Penah pula kita bangga dengan mengatakan kepada dunia bahwa Indonesia adalah Negara Agraris. Pertanyaannya, Agraris dari mana???. Kalau kita tinjau lagi, daratan di Indonesia ini hanya 25%, dan dari 25% itu kemudian masih kita bagi-bagi untuk daerah perkantoran, perumahan, perbelanjaan dan hutan. Maka tinggal berapa persenkah total luasan daratan kita yang kemudian benar-benar merepresentasikan sebagai Negara Agraris ?. padahal jika kita bandingkan dengan wilyah laut kita yang 75% itu, sebenarnya daratan yang produktif untuk palawija tidak ada seujung kuku. Maka sungguh tidak tidak tepat kalau kita mengikrarkan sebagai Negara agraris, karena sebenarnya secara kodrat kita adalah Negara maritime yang diberikan laus sangat luas.

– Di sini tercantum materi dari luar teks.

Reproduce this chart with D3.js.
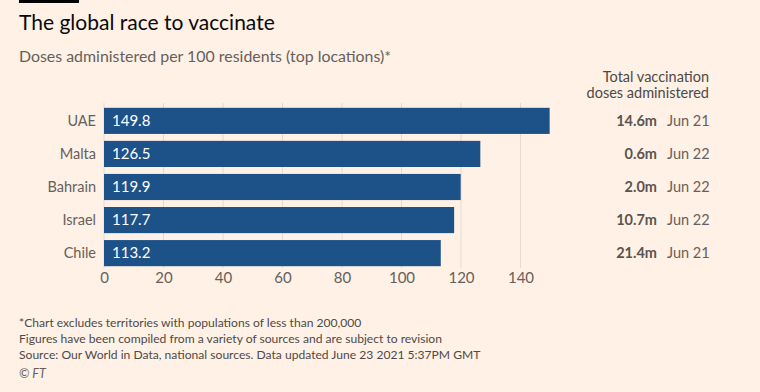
<!DOCTYPE html>
<html>
<head>
<meta charset="utf-8">
<script src="https://cdn.jsdelivr.net/npm/d3@7"></script>
<style>
  html, body { margin: 0; padding: 0; background: #FFF1E5; }
  svg { display: block; font-family: Lato, "Open Sans", sans-serif; }
</style>
</head>
<body>
<svg id="chart" width="760" height="392"></svg>
<script>
const countries = ["UAE", "Malta", "Bahrain", "Israel", "Chile"];
const dosesPer100 = [149.8, 126.5, 119.9, 117.7, 113.2];
const totalDoses = ["14.6m", "0.6m", "2.0m", "10.7m", "21.4m"];
const updated = ["Jun 21", "Jun 22", "Jun 22", "Jun 22", "Jun 21"];
const xTicks = [0, 20, 40, 60, 80, 100, 120, 140];

const svg = d3.select("#chart");
svg.append("rect").attr("width", 760).attr("height", 392).attr("fill", "#FFF1E5");

// top accent bar
svg.append("rect").attr("x", 19).attr("y", 0).attr("width", 60).attr("height", 3).attr("fill", "#000");

svg.append("text").attr("x", 19).attr("y", 30)
  .attr("font-size", 21).attr("fill", "#0a0a0a").text("The global race to vaccinate");
svg.append("text").attr("x", 19).attr("y", 62)
  .attr("font-size", 15.9).attr("fill", "#66605C").text("Doses administered per 100 residents (top locations)*");

const x = d3.scaleLinear().domain([0, 140]).range([104, 520.5]);
const y = d3.scaleBand().domain(countries).range([104.5, 269.5]).paddingInner(0.21).paddingOuter(0.1);

// gridlines
svg.append("g").selectAll("line").data(xTicks).join("line")
  .attr("x1", d => x(d)).attr("x2", d => x(d))
  .attr("y1", 103).attr("y2", 268)
  .attr("stroke", "#E6D9CE").attr("stroke-width", 1);

// bars
svg.append("g").selectAll("rect").data(countries).join("rect")
  .attr("x", x(0)).attr("y", d => y(d))
  .attr("width", (d, i) => x(dosesPer100[i]) - x(0))
  .attr("height", y.bandwidth())
  .attr("fill", "#1D5289");

// value labels inside bars
svg.append("g").selectAll("text").data(countries).join("text")
  .attr("x", x(0) + 8).attr("y", d => y(d) + y.bandwidth() / 2)
  .attr("dy", "0.35em").attr("font-size", 15).attr("fill", "#fff")
  .text((d, i) => dosesPer100[i].toFixed(1));

// category labels
svg.append("g").selectAll("text").data(countries).join("text")
  .attr("x", 96).attr("y", d => y(d) + y.bandwidth() / 2)
  .attr("dy", "0.35em").attr("text-anchor", "end")
  .attr("font-size", 14.5).attr("fill", "#66605C").text(d => d);

// x axis
const xAxis = d3.axisBottom(x).tickValues(xTicks).tickSize(0).tickPadding(0);
const gx = svg.append("g").attr("transform", "translate(0,272)").call(xAxis);
gx.select(".domain").remove();
gx.selectAll("text").attr("font-size", 15).attr("fill", "#66605C")
  .attr("font-family", "Lato, 'Open Sans', sans-serif").attr("dy", "0.75em");

// right column header
svg.append("text").attr("x", 709).attr("y", 82).attr("text-anchor", "end")
  .attr("font-size", 14.5).attr("fill", "#4E4946").text("Total vaccination");
svg.append("text").attr("x", 709).attr("y", 98).attr("text-anchor", "end")
  .attr("font-size", 14.5).attr("fill", "#4E4946").text("doses administered");

svg.append("g").selectAll("text").data(countries).join("text")
  .attr("x", 657).attr("y", d => y(d) + y.bandwidth() / 2)
  .attr("dy", "0.35em").attr("text-anchor", "end")
  .attr("font-size", 14.5).attr("font-weight", "bold").attr("fill", "#5A5450")
  .text((d, i) => totalDoses[i]);
svg.append("g").selectAll("text").data(countries).join("text")
  .attr("x", 667).attr("y", d => y(d) + y.bandwidth() / 2)
  .attr("dy", "0.35em").attr("text-anchor", "start")
  .attr("font-size", 14.5).attr("fill", "#66605C")
  .text((d, i) => updated[i]);

// footnotes
const notes = [
  "*Chart excludes territories with populations of less than 200,000",
  "Figures have been compiled from a variety of sources and are subject to revision",
  "Source: Our World in Data, national sources. Data updated June 23 2021 5:37PM GMT"
];
svg.append("g").selectAll("text").data(notes).join("text")
  .attr("x", 19).attr("y", (d, i) => 327 + i * 16)
  .attr("font-size", 12.1).attr("fill", "#4E4946").text(d => d);
svg.append("text").attr("x", 19).attr("y", 378)
  .attr("font-size", 12.5).attr("font-style", "italic").attr("fill", "#66605C").text("© FT");
</script>
</body>
</html>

Maka sungguh, Indonesia akan melawan kodratnya jika kemudian tetap melaksanakan pembanguan dengan point of view Indonesia adalah benua yang sangat luas bukan sebagai kepulauan yang dihubungkan dengan lautan. Kita akan terus “memperkosa” daratan dan mencampakkan lautan yang sangat luas ini. maka sudah saatnya kita membuat point of view baru arah pembangunan Indonesia ke depan. Prof. Daniel M. Rosyid dalam pidato pengukuhan guru besarnya menyampaikan bahwa sudut pandang pembangunan dengan menggunakan sudut pandang kepulauan adalah sebuah jalan tengah dari bagi Indonesia yang sering menyebut diri dengan “Tanah Air”. Tanah berarti pulau besar dan air “water world” yang seimbang. Selain itu, sudut pandang  sebagai Negara kepulauan dengan paradigm kelautan merupakan sebuat solusi untuk ketegangan Antara paradigm pulau besar dengan paradigm kelautan. Sehingga ke depan, pembicaraan pembangunan kita lebih membicarakan bagaimana memanfaatkan laut. Sehingga pada visi pembangunan Indonesia tidak lagi melawan kodratnya namun sesuai dengan kondisi ruang dan wilayah Indonesia yang telah Allah anugerahkan kepada rakyat Indonesia.